Brązowi medaliści będą gościć jedną z najlepszych drużyn Europy. Łomża Vive Kielce to zespół z plejadą gwiazd, począwszy od trenera Tałanta Dujszebajewa, a skończywszy na reprezentantach Polski Szymonie Sićko, Arkadiuszu Morycie, Tomaszu Gębali, czy Mateuszu Korneckiem.
Należy także wspomnieć o mistrzu olimpijskim obrotowym z Francji Nicolasie Tournacie. Warto tutaj dodać, że od przyszłego sezonu w Kielcach grał będzie kolejny mistrz z igrzysk Tokio 2020 Nedim Remili. Brązowymi medalistami igrzysk są Hiszpanie Alex Dujszebajew i Miguel Sanchez-Migallon. Dodajmy do tego jeszcze znanych w świecie piłki ręcznej Chorwata Igora Karacica, Białorusina Arcioma Karaleka, Czarnogórca Branko Vujovicia, Islandczyka Haukura Thrastarsona, Niemca Andreasa Wolffa, kolejnego Francuza Dylana Nagiego, czy Nigeryjczyka Yusufa Faruka. Obcokrajowcy stanowią o sile mistrzów Polski.
Trener Dujszebajew może być zadowolony ze swoich podopiecznych. Łomża Vive nie ma sobie równych w krajowej rywalizacji, zarówno w PGNiG Superlidze, w której ma dotychczas komplet wygranych, jak też w Pucharze Polski. Dominatorzy z Kielc sieją też postrach w Europie. W środę rozegrali mecz czwartej kolejki grupy B Ligi Mistrzów. Ich rywalem był wicemistrz Niemiec SG Flensburg-Handewitt.

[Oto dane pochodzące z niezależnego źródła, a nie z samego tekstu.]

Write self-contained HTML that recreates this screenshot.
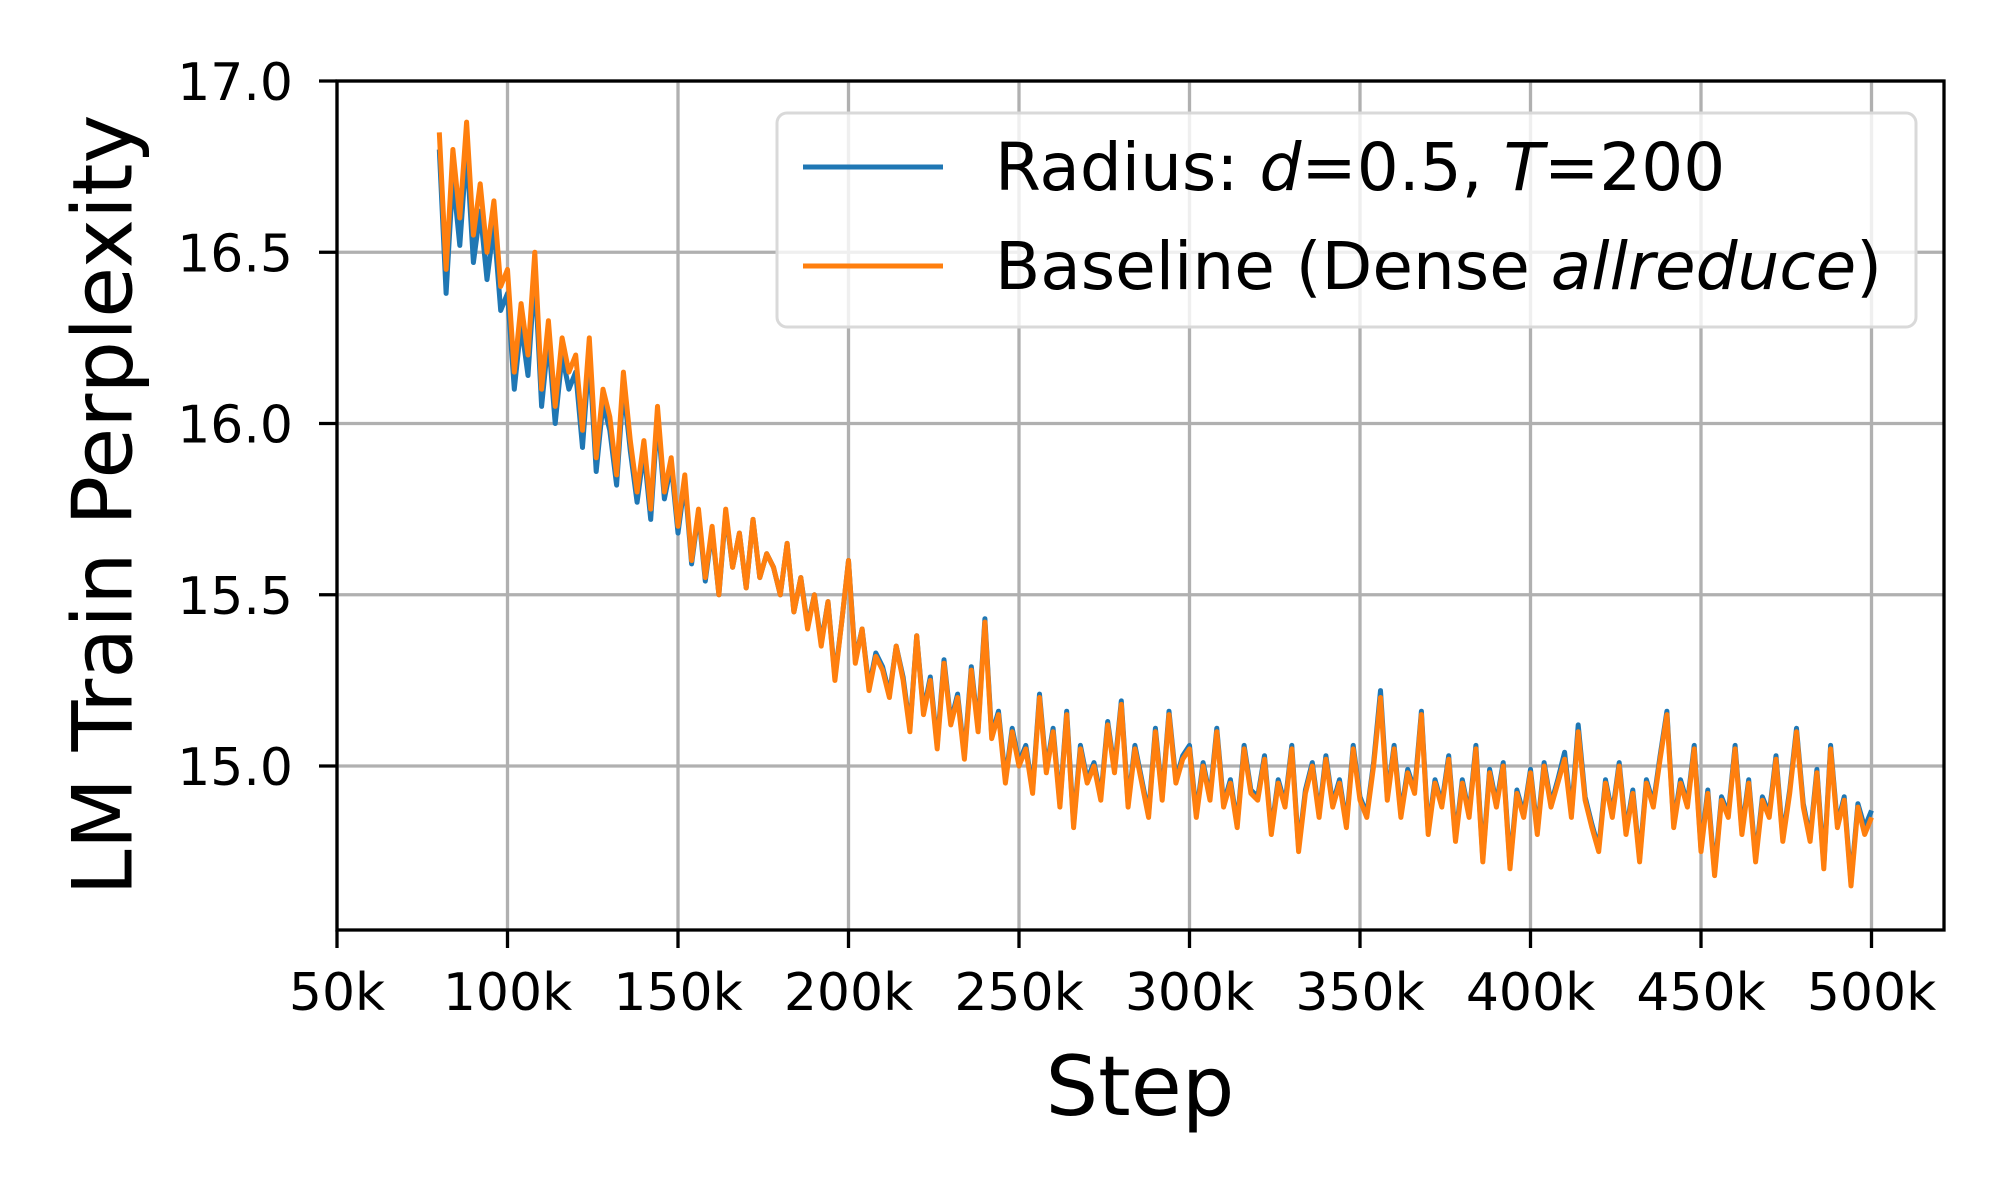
<!DOCTYPE html>
<html><head><meta charset="utf-8">
<style>
html,body{margin:0;padding:0;background:#fff;}
svg{display:block;font-family:"DejaVu Sans","Liberation Sans",sans-serif;}
</style></head>
<body>
<svg id="chart" width="2000" height="1200" viewBox="0 0 2000 1200" xmlns="http://www.w3.org/2000/svg">
<rect width="2000" height="1200" fill="#fff"/>
<g id="grid"></g>
<g id="series"></g>
<rect x="337" y="81" width="1607" height="849" fill="none" stroke="#000" stroke-width="3.3"/>
<g id="ticks"></g>
<text x="103" y="505" font-size="83" text-anchor="middle" dominant-baseline="central" transform="rotate(-90 103 505)">LM Train Perplexity</text>
<text x="1140" y="1115" font-size="83" text-anchor="middle">Step</text>
<g>
<rect x="777" y="113" width="1139" height="214" rx="10" fill="#fff" fill-opacity="0.8" stroke="#d9d9d9" stroke-width="3"/>
<line x1="803" y1="167" x2="943" y2="167" stroke="#1f77b4" stroke-width="5"/>
<text x="995" y="190" font-size="66">Radius: <tspan font-style="italic">d</tspan>=0.5, <tspan font-style="italic">T</tspan>=200</text>
<line x1="803" y1="266" x2="943" y2="266" stroke="#ff7f0e" stroke-width="5"/>
<text x="995" y="289" font-size="66">Baseline (Dense <tspan font-style="italic">allreduce</tspan>)</text>
</g>
</svg>
<script>
const stepStart = 80;
const stepSize = 2;
const baseline = [
16.85,16.45,16.8,16.6,16.88,16.55,16.7,16.5,16.65,16.4,
16.45,16.15,16.35,16.2,16.5,16.1,16.3,16.05,16.25,16.15,
16.2,15.98,16.25,15.9,16.1,16.02,15.85,16.15,15.95,15.8,
15.95,15.75,16.05,15.8,15.9,15.7,15.85,15.6,15.75,15.55,
15.7,15.5,15.75,15.58,15.68,15.52,15.72,15.55,15.62,15.58,
15.5,15.65,15.45,15.55,15.4,15.5,15.35,15.48,15.25,15.42,
15.6,15.3,15.4,15.22,15.32,15.28,15.2,15.35,15.25,15.1,
15.38,15.15,15.25,15.05,15.3,15.12,15.2,15.02,15.28,15.1,
15.42,15.08,15.15,14.95,15.1,15.0,15.05,14.92,15.2,14.98,
15.1,14.88,15.15,14.82,15.05,14.95,15.0,14.9,15.12,14.98,
15.18,14.88,15.05,14.95,14.85,15.1,14.9,15.15,14.95,15.02,
15.05,14.85,15.0,14.9,15.1,14.88,14.95,14.82,15.05,14.92,
14.9,15.02,14.8,14.95,14.88,15.05,14.75,14.92,15.0,14.85,
15.02,14.88,14.95,14.82,15.05,14.9,14.85,15.0,15.2,14.9,
15.05,14.85,14.98,14.92,15.15,14.8,14.95,14.88,15.02,14.78,
14.95,14.85,15.05,14.72,14.98,14.88,15.0,14.7,14.92,14.85,
14.98,14.8,15.0,14.88,14.95,15.02,14.85,15.1,14.9,14.82,
14.75,14.95,14.85,15.0,14.8,14.92,14.72,14.95,14.88,15.02,
15.15,14.82,14.95,14.88,15.05,14.75,14.92,14.68,14.9,14.85,
15.05,14.8,14.95,14.72,14.9,14.85,15.02,14.78,14.92,15.1,
14.88,14.78,14.98,14.7,15.05,14.82,14.9,14.65,14.88,14.8,
14.85];
const radius = [
16.8,16.38,16.72,16.52,16.8,16.47,16.62,16.42,16.58,16.33,
16.38,16.1,16.29,16.14,16.44,16.05,16.25,16.0,16.2,16.1,
16.15,15.93,16.2,15.86,16.06,15.98,15.82,16.11,15.92,15.77,
15.92,15.72,16.02,15.78,15.88,15.68,15.83,15.59,15.74,15.54,
15.69,15.5,15.74,15.58,15.68,15.52,15.72,15.55,15.62,15.58,
15.5,15.65,15.45,15.55,15.41,15.5,15.36,15.48,15.26,15.42,
15.6,15.31,15.4,15.23,15.33,15.29,15.21,15.35,15.26,15.11,
15.38,15.16,15.26,15.06,15.31,15.13,15.21,15.03,15.29,15.11,
15.43,15.09,15.16,14.96,15.11,15.01,15.06,14.93,15.21,14.99,
15.11,14.89,15.16,14.83,15.06,14.96,15.01,14.91,15.13,14.99,
15.19,14.89,15.06,14.96,14.86,15.11,14.91,15.16,14.96,15.03,
15.06,14.86,15.01,14.91,15.11,14.89,14.96,14.83,15.06,14.93,
14.91,15.03,14.81,14.96,14.89,15.06,14.76,14.93,15.01,14.86,
15.03,14.89,14.96,14.83,15.06,14.91,14.86,15.01,15.22,14.91,
15.06,14.86,14.99,14.93,15.16,14.81,14.96,14.89,15.03,14.79,
14.96,14.86,15.06,14.73,14.99,14.89,15.01,14.71,14.93,14.86,
14.99,14.81,15.01,14.89,14.96,15.04,14.86,15.12,14.91,14.83,
14.76,14.96,14.86,15.01,14.81,14.93,14.73,14.96,14.89,15.03,
15.16,14.83,14.96,14.89,15.06,14.76,14.93,14.69,14.91,14.86,
15.06,14.81,14.96,14.73,14.91,14.86,15.03,14.79,14.93,15.11,
14.89,14.79,14.99,14.71,15.06,14.83,14.91,14.66,14.89,14.82,
14.87];
const xTicks = [50,100,150,200,250,300,350,400,450,500];
const xTickLabels = ["50k","100k","150k","200k","250k","300k","350k","400k","450k","500k"];
const yTicks = [15.0,15.5,16.0,16.5,17.0];
const yTickLabels = ["15.0","15.5","16.0","16.5","17.0"];

const X0=337, PXK=170.5/50, Y17=81, PXU=342.5;
function xs(k){return X0+(k-50)*PXK;}
function ys(v){return Y17+(17-v)*PXU;}
const NS="http://www.w3.org/2000/svg";
const grid=document.getElementById('grid'), ticks=document.getElementById('ticks'), series=document.getElementById('series');
function mk(t,a){const e=document.createElementNS(NS,t);for(const k in a)e.setAttribute(k,a[k]);return e;}

xTicks.forEach((k,i)=>{
  const x=xs(k);
  const g=mk('line',{x1:x,y1:81,x2:x,y2:930,stroke:'#b0b0b0','stroke-width':3.3});
  
  
  grid.appendChild(g);
  const t=mk('line',{x1:x,y1:930,x2:x,y2:948,stroke:'#000','stroke-width':3.3});
  
  
  ticks.appendChild(t);
  const l=mk('text',{x:x,y:1010,'font-size':52,'text-anchor':'middle'});
  
  
  l.textContent=xTickLabels[i];
  ticks.appendChild(l);
});
yTicks.forEach((v,i)=>{
  const y=ys(v);
  const g=mk('line',{x1:337,y1:y,x2:1944,y2:y,stroke:'#b0b0b0','stroke-width':3.3});
  
  
  grid.appendChild(g);
  const t=mk('line',{x1:319,y1:y,x2:337,y2:y,stroke:'#000','stroke-width':3.3});
  
  
  ticks.appendChild(t);
  const l=mk('text',{x:293,y:y+19,'font-size':52,'text-anchor':'end'});
  
  
  l.textContent=yTickLabels[i];
  ticks.appendChild(l);
});
function path(vals,color,name){
  const d=vals.map((v,i)=>(i?'L':'M')+xs(stepStart+i*stepSize).toFixed(1)+' '+ys(v).toFixed(1)).join(' ');
  const p=mk('path',{d:d,fill:'none',stroke:color,'stroke-width':5,'stroke-linejoin':'round'});
  
  
  series.appendChild(p);
}
path(radius,'#1f77b4','radius-line');
path(baseline,'#ff7f0e','baseline-line');
</script>
</body></html>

Mistrzowie Polski zwyciężyli pewnie 37:29. Była to ich trzecia wygrana w tegorocznej edycji LM, aktualnie są liderem w grupie. Najwięcej bramek zdobył Szymon Sićko – dziewięć. Drugim w klasyfikacji snajperów w starciu z zespołem z Bundesligi był Dylan Nahi – sześć goli, a trzecim wynikiem popisali się Alex Dujszebajew i Arkadiusz Moryto – obaj zdobyli po cztery bramki.

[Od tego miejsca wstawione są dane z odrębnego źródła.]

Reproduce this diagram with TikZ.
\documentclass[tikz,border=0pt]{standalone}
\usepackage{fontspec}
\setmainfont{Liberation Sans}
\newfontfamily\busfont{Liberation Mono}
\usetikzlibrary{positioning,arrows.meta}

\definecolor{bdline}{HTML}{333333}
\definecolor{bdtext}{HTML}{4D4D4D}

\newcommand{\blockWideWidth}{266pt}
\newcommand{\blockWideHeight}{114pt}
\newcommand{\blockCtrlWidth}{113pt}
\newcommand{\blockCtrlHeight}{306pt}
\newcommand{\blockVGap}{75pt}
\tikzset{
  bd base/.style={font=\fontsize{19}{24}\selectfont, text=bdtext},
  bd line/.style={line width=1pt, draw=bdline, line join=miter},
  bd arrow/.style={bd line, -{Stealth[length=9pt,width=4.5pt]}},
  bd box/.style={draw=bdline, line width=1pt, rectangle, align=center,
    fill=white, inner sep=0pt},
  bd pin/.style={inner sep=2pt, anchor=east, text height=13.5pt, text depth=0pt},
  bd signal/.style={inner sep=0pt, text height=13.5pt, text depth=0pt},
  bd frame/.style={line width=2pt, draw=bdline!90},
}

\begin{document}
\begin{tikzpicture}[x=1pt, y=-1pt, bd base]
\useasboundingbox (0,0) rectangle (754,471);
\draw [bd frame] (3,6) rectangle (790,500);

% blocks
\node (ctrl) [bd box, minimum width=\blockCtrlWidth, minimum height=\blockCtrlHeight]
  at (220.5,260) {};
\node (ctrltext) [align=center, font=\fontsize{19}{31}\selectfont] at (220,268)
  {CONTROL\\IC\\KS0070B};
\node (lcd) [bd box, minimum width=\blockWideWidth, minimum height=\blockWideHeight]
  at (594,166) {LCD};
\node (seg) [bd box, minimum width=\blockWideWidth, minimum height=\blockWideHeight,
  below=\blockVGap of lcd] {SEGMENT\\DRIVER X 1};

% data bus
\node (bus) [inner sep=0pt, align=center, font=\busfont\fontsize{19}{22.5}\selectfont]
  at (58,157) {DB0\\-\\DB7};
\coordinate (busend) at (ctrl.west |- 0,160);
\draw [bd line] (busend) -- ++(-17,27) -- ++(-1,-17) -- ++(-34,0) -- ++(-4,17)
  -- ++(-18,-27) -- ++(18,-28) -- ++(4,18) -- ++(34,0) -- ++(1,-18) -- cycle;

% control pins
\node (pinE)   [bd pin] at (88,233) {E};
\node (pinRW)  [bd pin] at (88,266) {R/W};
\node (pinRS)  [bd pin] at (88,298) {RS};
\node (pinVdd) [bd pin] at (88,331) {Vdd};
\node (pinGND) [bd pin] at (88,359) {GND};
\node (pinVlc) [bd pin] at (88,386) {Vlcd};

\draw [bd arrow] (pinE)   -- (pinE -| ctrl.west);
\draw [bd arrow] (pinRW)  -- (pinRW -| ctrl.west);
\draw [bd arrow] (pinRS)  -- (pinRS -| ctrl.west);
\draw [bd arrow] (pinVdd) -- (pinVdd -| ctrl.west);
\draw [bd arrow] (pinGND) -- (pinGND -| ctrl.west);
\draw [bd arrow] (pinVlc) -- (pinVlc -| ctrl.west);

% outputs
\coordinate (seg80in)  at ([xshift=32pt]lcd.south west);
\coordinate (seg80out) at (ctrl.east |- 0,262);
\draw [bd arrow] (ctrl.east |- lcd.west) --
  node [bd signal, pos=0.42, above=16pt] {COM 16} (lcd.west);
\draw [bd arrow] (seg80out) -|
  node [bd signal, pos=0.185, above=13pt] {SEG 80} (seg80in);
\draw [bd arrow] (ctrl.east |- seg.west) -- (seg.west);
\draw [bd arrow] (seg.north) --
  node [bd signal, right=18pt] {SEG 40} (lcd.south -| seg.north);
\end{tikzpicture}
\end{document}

W takich okolicznościach nie trudno wskazać zdecydowanego faworyta sobotniego starcia. Puławianie jednak nie muszą wcale czuć się gorsi. W końcu mogą już grać w nowoczesna obiekcie, w którym zamiast 800 widzów, jak to było w startej hali przy al. Partyzantów, może zasiąść na trybunach ponad 3000 kibiców.
Z pewnością na brak fanów gospodarze nie będą mogli narzekać. Klasa sobotniego przeciwnika powinna ściągnąć na trybuny komplet publiczności. Bilety, w cenie: normalny 20 zł, ulgowy 10 zł, można kupować za pośrednictwem platformy eBilet. Komu zabraknie, będzie mógł skorzystać z transmisji w TVP Sport. Jeśli gospodarzom uda się urwać punkty faworytowi, z pewnością będzie to niespodzianka.